Oh, how I enjoyed this my first real meal in the real heart of Africa! The memory of the taste of it lingers on my palate yet, even as I write. Nothing was lacking, nothing was de trop. The caviare was as good as the consommé, and both were perfect. The partridge en casserol was hot, juicy, and tender. The spring lamb with asparagus shoots was a dream. The peach Melba melted in one's mouth. The coffee was as good as any I have tasted in Vienna, which is only another way of saying that it was the very best possible. The wines, like the liqueurs, were just "it." When my host informed me, over our cigarettes, that all the comestibles came out of cans, I simply could not believe it. But it was the truth, of course, nevertheless. Only canned provisions are available in the Togo hinterland, if one excepts chickens and eggs, and an occasional joint of very tough and very insipid beef.
After dinner, however, came my first real African ordeal. Wishful to do honour to our genial host, I had donned one of my prettiest low-necked frocks, and the mosquitoes took a mean and dastardly advantage of my innocent inexperience. The baron and Major Schomburgk swathed me from head to foot in blankets and tablecloths, so that I looked like an Egyptian mummy. Nevertheless, ere bedtime, I grew unbeautifully speckled, and very, very lumpy.
I had almost forgotten to record that the dinner was served in an open thatched house, like my own, but somewhat larger, so that the insects had free access everywhere. The light came from one of Baron Codelli's acetylene motor-bike lamps, placed at some distance from the table. A lamp placed anywhere on, or near the table, attracts insects in such countless myriads as to render eating and drinking almost out of the question.

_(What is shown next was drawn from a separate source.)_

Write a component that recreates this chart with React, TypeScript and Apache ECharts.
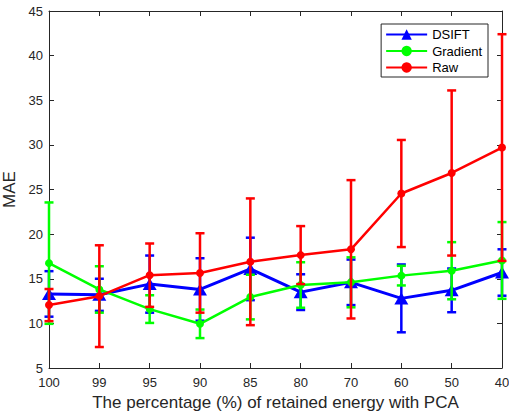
import React, { useEffect, useRef } from "react";
import * as echarts from "echarts";

const categories = ["100", "99", "95", "90", "85", "80", "70", "60", "50", "40"];
const seriesNames = ["DSIFT", "Gradient", "Raw"];
const seriesColors = ["#0000FF", "#00FF00", "#FF0000"];

const dsiftMean = [13.3, 13.2, 14.4, 13.8, 16.1, 13.5, 14.6, 12.8, 13.7, 15.7];
const dsiftErr = [2.55, 1.8, 3.2, 3.5, 3.5, 2.0, 2.55, 3.8, 2.45, 2.6];
const gradMean = [16.75, 13.8, 11.6, 9.95, 12.95, 14.3, 14.6, 15.35, 15.9, 17.05];
const gradErr = [6.8, 2.6, 1.55, 1.6, 2.5, 2.55, 2.8, 1.1, 3.2, 4.3];
const rawMean = [12.05, 13.05, 15.4, 15.65, 16.9, 17.65, 18.3, 24.55, 26.85, 29.7];
const rawErr = [1.8, 5.7, 3.55, 4.45, 7.1, 3.25, 7.75, 6.0, 9.25, 12.7];

const yTicks = { min: 5, max: 45, interval: 5 };

const AXIS = "#262626";
const FONT = "Liberation Sans, Arial, Helvetica, sans-serif";

function errData(mean: number[], err: number[]) {
  return mean.map((m, i) => [i, m - err[i], m + err[i]]);
}

function errSeries(name: string, color: string, mean: number[], err: number[], z: number) {
  return {
    type: "custom",
    name: name + "-err",
    z,
    data: errData(mean, err),
    encode: { x: 0, y: [1, 2] },
    renderItem: (_params: any, api: any) => {
      const i = api.value(0);
      const lo = api.coord([i, api.value(1)]);
      const hi = api.coord([i, api.value(2)]);
      const w = 4.5;
      const style = { stroke: color, lineWidth: 2.5, fill: "none" };
      return {
        type: "group",
        children: [
          { type: "line", shape: { x1: hi[0], y1: hi[1], x2: lo[0], y2: lo[1] }, style },
          { type: "line", shape: { x1: hi[0] - w, y1: hi[1], x2: hi[0] + w, y2: hi[1] }, style },
          { type: "line", shape: { x1: lo[0] - w, y1: lo[1], x2: lo[0] + w, y2: lo[1] }, style },
        ],
      };
    },
  };
}

function lineSeries(name: string, color: string, data: number[], symbol: string, size: any, width: number, z: number) {
  return {
    type: "line",
    name,
    z,
    data,
    symbol,
    symbolSize: size,
    showAllSymbol: true,
    itemStyle: { color },
    lineStyle: { color, width },
  };
}

export default function App() {
  const ref = useRef<HTMLDivElement>(null);
  useEffect(() => {
    if (!ref.current) return;
    const chart = echarts.init(ref.current, undefined, { renderer: "svg" });
    const tickCommon = { show: true, inside: true, length: 5, interval: 0, lineStyle: { color: AXIS, width: 1 } };
    const lineCommon = { show: true, onZero: false, lineStyle: { color: AXIS, width: 1 } };
    chart.setOption({
      animation: false,
      backgroundColor: "#ffffff",
      textStyle: { fontFamily: FONT },
      grid: { left: 49, right: 7, top: 11, bottom: 46, containLabel: false, outerBoundsMode: "none" },
      legend: {
        data: seriesNames,
        orient: "vertical",
        right: 21,
        top: 24,
        itemWidth: 41,
        itemHeight: 13,
        itemGap: 3.5,
        padding: [4, 6, 3, 4],
        borderColor: AXIS,
        borderWidth: 1,
        backgroundColor: "#ffffff",
        textStyle: { fontSize: 13, color: "#000000", fontFamily: FONT },
      },
      xAxis: [
        {
          type: "category",
          data: categories,
          boundaryGap: false,
          axisLine: lineCommon,
          axisTick: tickCommon,
          axisLabel: { interval: 0, fontSize: 13, color: AXIS, margin: 8, fontFamily: FONT },
          splitLine: { show: false },
          name: "The percentage (%) of retained energy with PCA",
          nameLocation: "middle",
          nameGap: 25,
          nameTextStyle: { fontSize: 17, color: AXIS, fontFamily: FONT },
        },
        {
          type: "category",
          position: "top",
          data: categories,
          boundaryGap: false,
          axisLine: lineCommon,
          axisTick: tickCommon,
          axisLabel: { show: false },
          splitLine: { show: false },
        },
      ],
      yAxis: [
        {
          type: "value",
          min: yTicks.min,
          max: yTicks.max,
          interval: yTicks.interval,
          axisLine: lineCommon,
          axisTick: tickCommon,
          axisLabel: { fontSize: 13, color: AXIS, margin: 6, fontFamily: FONT },
          splitLine: { show: false },
          name: "MAE",
          nameLocation: "middle",
          nameGap: 23,
          nameTextStyle: { fontSize: 17, color: AXIS, fontFamily: FONT },
        },
        {
          type: "value",
          position: "right",
          min: yTicks.min,
          max: yTicks.max,
          interval: yTicks.interval,
          axisLine: lineCommon,
          axisTick: tickCommon,
          axisLabel: { show: false },
          splitLine: { show: false },
        },
      ],
      series: [
        errSeries("DSIFT", seriesColors[0], dsiftMean, dsiftErr, 2),
        lineSeries("DSIFT", seriesColors[0], dsiftMean, "triangle", [14, 12], 3, 3),
        errSeries("Gradient", seriesColors[1], gradMean, gradErr, 4),
        lineSeries("Gradient", seriesColors[1], gradMean, "circle", 8, 2.5, 5),
        errSeries("Raw", seriesColors[2], rawMean, rawErr, 6),
        lineSeries("Raw", seriesColors[2], rawMean, "circle", 8, 2.5, 7),
      ],
    });
    return () => chart.dispose();
  }, []);
  return (
    <div
      ref={ref}
      style={{ position: "fixed", left: 0, top: 0, width: 509, height: 414, background: "#fff" }}
    />
  );
}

I slept fairly well through my first night in the African bush, having previously learnt to lie perfectly straight and still on the narrow camp bedsteads that are everywhere in vogue in Togo. If one wriggles about under one's mosquito-net, or throws one's arms about, the bloodthirsty little brutes are sure to get at one, and then woe betide the sleeper. He, or she, becomes the sleeper awakened with a vengeance.
On rising at sunrise, I asked quite innocently for my bath. My native boy grinned; and pointed to a bucket hanging from the top of a tall pole in the open compound fronting my hut. At the same time he explained by gestures that by pulling out, by means of a cord that was attached to it, the bung in the bottom, I could manage to obtain a very good imitation of a genuine shower-bath.
Nobody seemed to think that there was anything amiss in the publicity that must of necessity have attached to the proposed performance, but I was of a different opinion. I shirked my bath for that one morning, and during the afternoon my boy, acting on my instructions, built a wattle screen round the compound.